We have perused the administrative record reproduced in the briefs, and applying the standard of review to the record before us, we cannot say that the ABCMR’s decision is unsupported by substantial evidence or contrary to law. We need not conclude that we would have reached the same result that the Board did; it is well settled that courts cannot substitute their judgment for that of a military board when reasonable minds could differ. See Heisig, 719 F.2d at 1156; Sanders, 219 Ct.Cl. at 302, 594 F.2d at 813-14; Snell v. United States, 168 Ct.Cl. 219, 227 (1964). Therefore, the ABCMR’s decision to retain the adverse OER would undoubtedly withstand scrutiny under judicial review. In further support of this determination, we find that plaintiff has failed to show not only a material legal error in the Board’s refusal to expunge the OER, but also has failed to establish the required nexus between the refusal and the nonselections for promotion that culminated in discharge. See Hary, 223 Ct.Cl. at 15, 618 F.2d at 706 (one seeking back pay as a result of release from duty must show material legal error that led to adverse personnel action and adequate nexus between error and adverse action). The final Board decision states, although in conclusory terms, that even hypothetically removing the OER would not provide a basis to promote or retroactively restore plaintiff to active duty. See Defendant’s Appendix at 22. Apparently the Board perceived no nexus between the OER and plaintiff’s nonselections for promotion, and thus the decision would not be overturned under the analysis set forth in Hary.

CONCLUSION

For the reasons stated herein, the court finds plaintiff’s claim barred by the doctrine of laches and also that the ABCMR’s decision was according to law and supported by substantial evidence. Therefore, defendant’s motion for summary judgment is granted, as no material facts are in dispute and defendant is entitled to judgment as a matter of law. Plaintiff’s opposition to and cross-motion for summary judgment is denied. Case dismissed without costs.

IT IS SO ORDERED.

. Defendant points out that plaintiffs three ABCMR applications were reviewed by three different panels composed of a total of nine different individuals.
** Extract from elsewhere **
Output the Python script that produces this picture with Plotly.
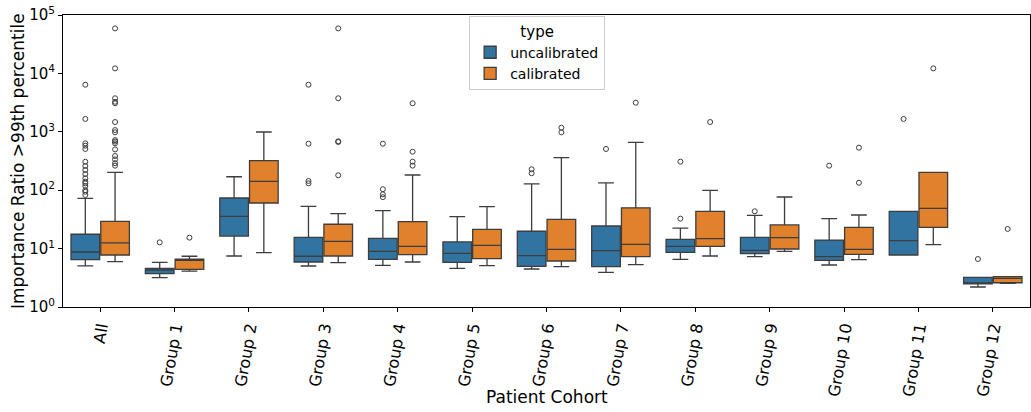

. Plaintiff in his complaint cites the governing regulation AR 623-105, ¶ 4-2(a)(4), dated January 4, 1968, which provided:

Evaluation by raters and indorsers must be based upon observation or information of the rated officer in a typical performance of duty and should cover his failures as well as his useful accomplishments. Evaluations must not be based upon a few isolated striking incidents (emphasis added).
Plaintiff alleges that the 1968 OER focused on one negative incident, and therefore his reviews for promotion, which took into account the OER, were not made on a fair and equitable basis as required by 10 U.S.C. § 3443(c). This is the reversible legal error upon which plaintiff bases his claim for reinstatement and backpay.

. See supra note 2 for a statement of the statute and regulation that plaintiff alleges were violated in issuing the 1968 OER.